To be sure, third quarter 2012 net new customer additions were higher than for the same quarter of 2011, but all the other quarters of 2012 saw fewer net new additions than in 2011.

The LTE network is new. It has only been available for marketing for a couple of quarters and is not fully deployed. Still, some might say the low usage allowances are a barrier to adoption.

Everything Everywhere got permission in August 2012 to use some of its existing 1800 MHz spectrum to provide 4G LTE in the United Kingdom, in advance of the LTE auctions that now are underway.

That obviously gave EE a head start in the marketing wars, as well as the ability to create the network before its competitors had a chance to respond.

But how much advantage EE will reap remains to be seen. Sprint found its several-year advantage in 4G did not last as long as it believed, nor did the advantage seem to confer as much value as Sprint had hoped for, as the first U.S. carrier to offer a 4G service.

The WiMAX-based 4G network arguably was helpful to some degree, but never allowed Sprint to reverse its fortunes in a significant way, and now Sprint has switched courses, abandoning WiMAX for Long Term Evolution, which has become the global standard for 4G networks.

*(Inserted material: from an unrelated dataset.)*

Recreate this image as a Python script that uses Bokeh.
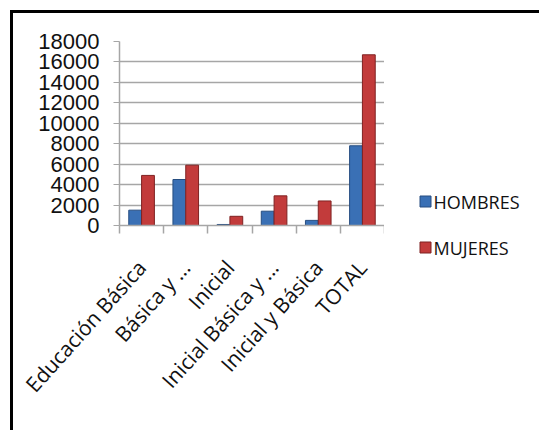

EE might discover it is facing something of the same issue. It has a temporary monopoly on LTE service in the U.K. market, but all the other competitors are likely to catch up relatively soon. The issue is how much EE could gain in the interim period.

So far, though it is early to conclude anything definitively, the 4G LTE advantage does not seem to have created a significant momentum for EE.